Llevar a cabo una transformación profunda de México exige de una profunda convicción democrática; concitar a las mejores mentes y a las más férreas voluntades para lograr la construcción de un país generoso, donde todas las personas tengan cabida y donde el respeto a las diferencias sea la constante y norma de la vida pública nacional.
Un país tan agraviado por la pobreza, por la violencia, por la desigualdad; sembrado de fosas clandestinas, no es un territorio en el que quepa más confrontación; un país en el que la narrativa del poder reduzca todo a la lógica de los buenos y los malos; los leales y los traidores…
Y en ello se encuentra uno de los mayores obstáculos que ha bloqueado la posibilidad de dialogar, entre quienes compartimos el propósito de justicia, pero no la visión de gobierno y política pública, y la presente administración; y es que entre la mayoría de quienes acompañan el proyecto de gobierno del licenciado López Obrador se ha impuesto la idea de que la construcción de mayorías no es necesaria, porque la mayoría electoral votó por su proyecto en las urnas.
Pero esa visión incurre en un error conceptual: en democracia, la mayoría no puede entenderse sólo como el criterio del número, sino atendiendo a la conciliación de las visiones propias del pluralismo democrático. En ese sentido, la narrativa presidencial se ha puesto en contra de uno de los principios básicos de la vida en democracia.
Desde esta perspectiva, es cierto que el Presidente requiere de la lealtad y de la disciplina más férrea al interior en su equipo de trabajo; pero eso no debería implicar la negación, rechazo o incluso agresión a quienes no pensamos como ellos.
Preocupa la posición expresada por el Presidente de la República relativa a que, en la administración pública, quien no esté de acuerdo con los objetivos y visión de su administración debería renunciar; porque eso implica una noción patrimonialista de la administración pública.
Debe subrayarse que el proyecto que hoy gobierna se define a sí mismo como un movimiento progresista de izquierda; pero el Presidente no puede desconocer que ni todo el espectro de lo que podría denominarse como “de izquierda” respalda total o incondicionalmente su proyecto; pero que tampoco todo lo que él denomina como “la derecha política” está necesariamente en su contra, como ocurre con las comunidades evangélicas que le respaldan y con las que incluso construyó alianzas político-electorales.

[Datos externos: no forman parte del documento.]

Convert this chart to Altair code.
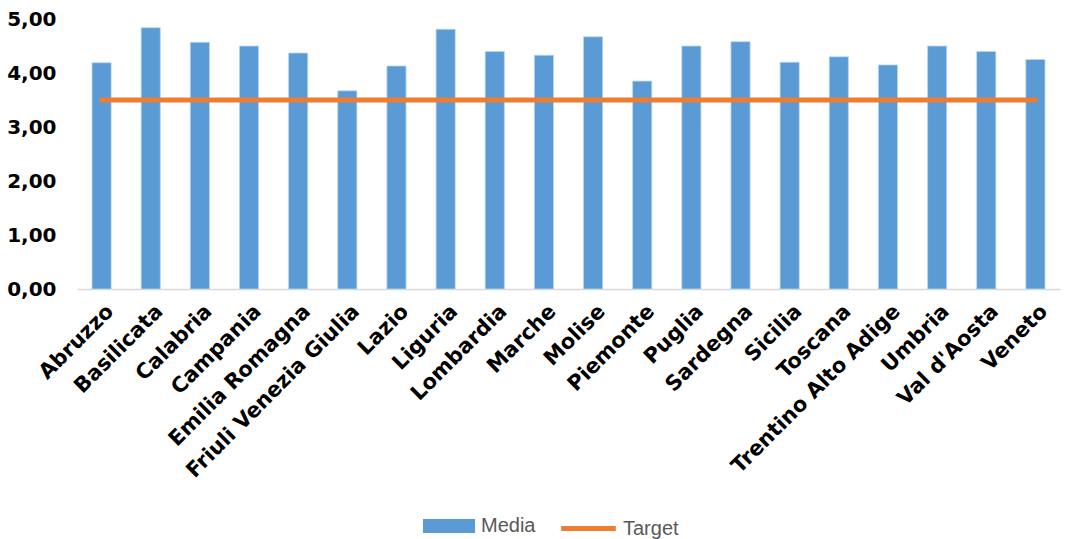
import altair as alt
import pandas as pd

regioni = ["Abruzzo", "Basilicata", "Calabria", "Campania", "Emilia Romagna",
           "Friuli Venezia Giulia", "Lazio", "Liguria", "Lombardia", "Marche",
           "Molise", "Piemonte", "Puglia", "Sardegna", "Sicilia", "Toscana",
           "Trentino Alto Adige", "Umbria", "Val d'Aosta", "Veneto"]
media = [4.19, 4.84, 4.57, 4.50, 4.37, 3.67, 4.13, 4.81, 4.40, 4.33,
         4.67, 3.85, 4.50, 4.58, 4.20, 4.30, 4.15, 4.50, 4.40, 4.25]
target = [3.5] * len(regioni)
y_ticks = [0, 1, 2, 3, 4, 5]

BLUE = "#5B9BD5"
ORANGE = "#ED7D31"

df_bar = pd.DataFrame({"Regione": regioni, "Valore": media, "Serie": "Media"})
df_line = pd.DataFrame({"Regione": regioni, "Valore": target, "Serie": "Target"})

legend_common = dict(
    title=None,
    orient="none",
    direction="horizontal",
    labelFont="Liberation Sans",
    labelFontSize=20,
    labelColor="#595959",
    labelOffset=6,
    symbolSize=2704,
)

fill = alt.Fill(
    "Serie:N",
    scale=alt.Scale(domain=["Media"], range=[BLUE]),
    legend=alt.Legend(legendX=346, legendY=481,
                      symbolType="M-1,-0.27H1V0.27H-1Z",
                      symbolStrokeWidth=0, symbolOpacity=1,
                      **legend_common),
)
stroke = alt.Stroke(
    "Serie:N",
    scale=alt.Scale(domain=["Target"], range=[ORANGE]),
    legend=alt.Legend(legendX=483, legendY=481,
                      symbolType="M-1.05,0H1.05",
                      symbolStrokeWidth=5, symbolOpacity=1,
                      **legend_common),
)

x = alt.X(
    "Regione:N",
    sort=regioni,
    title=None,
    scale=alt.Scale(paddingInner=0.61, paddingOuter=0.305),
    axis=alt.Axis(
        labelAngle=-45,
        labelAlign="right",
        labelBaseline="middle",
        labelFont="DejaVu Sans",
        labelFontWeight="bold",
        labelFontSize=21,
        labelColor="#000000",
        labelPadding=19,
        labelOffset=9,
        labelLimit=0,
        labelOverlap=False,
        ticks=False,
        domainColor="#D9D9D9",
        domainWidth=1.5,
        grid=False,
    ),
)

y = alt.Y(
    "Valore:Q",
    title=None,
    scale=alt.Scale(domain=[0, 5], nice=False),
    axis=alt.Axis(
        values=y_ticks,
        labelExpr="replace(format(datum.value, '.2f'), '.', ',')",
        labelFont="DejaVu Sans",
        labelFontWeight="bold",
        labelFontSize=20,
        labelColor="#000000",
        labelPadding=21,
        ticks=False,
        domain=False,
        grid=False,
    ),
)

bars = alt.Chart(df_bar).mark_bar(stroke="#BDD7EE", strokeWidth=0.8).encode(
    x=x, y=y, fill=fill
)
line = alt.Chart(df_line).mark_line(strokeWidth=5, strokeCap="round").encode(
    x=x, y=y, stroke=stroke
)

chart = alt.layer(bars, line).properties(
    width=983,
    height=270,
    background="white",
    autosize=alt.AutoSizeParams(type="none"),
    padding={"left": 77, "top": 19, "right": 7, "bottom": 250},
).configure_view(strokeWidth=0, stroke=None)

chart.save("out.html", embed_options={"renderer": "svg", "actions": False})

Separar al país en “liberales y conservadores”, y segmentarlo, en consecuencia, entre los primeros en apoyo al Presidente y los segundos en su contra, podrá ser de suma utilidad para la disputa electoral de 2021, pero profundamente perjudicial para el país; porque México no se reduce, ni de lejos, a una configuración política tan estrecha y por momentos maniquea.
Otro punto que genera preocupación es vinculado a lo anterior, la posibilidad de que el Presidente auténticamente asume que, quien no piensa como él, es, por definición, su adversario; y que la forma de relación que debe establecer con esas personas es la de la descalificación o incluso el insulto; porque así puede consolidar su proyecto —tiene el poder—, pero lo hará a espaldas de la posibilidad de que su propuesta sea, además de comprometida con los pobres, auténticamente democrática.
Construir un diálogo con el jefe del Estado requiere, sobre todas las cosas, que él mismo tenga y manifieste la voluntad de dialogar con los otros; de abrirse a la escucha de quienes, con legítima motivación, queremos un país igualitario y donde se cumplan a cabalidad los derechos humanos de manera universal.
El Presidente tiene la posibilidad, pero también la responsabilidad histórica y constitucional, de construir mayorías, más allá de la aritmética electoral; no puede agredir más a los movimientos feministas; a las organizaciones de la sociedad civil y comunitarias que han encabezado luchas históricas; ni a las y los académicos que, con base en la construcción de saberes, buscan contribuir a la reflexión y la comprensión de la realidad, pero también a su transformación en aras de una mejor sociedad.
Urge dialogar con el jefe del Estado, pero se requiere que él lo quiera.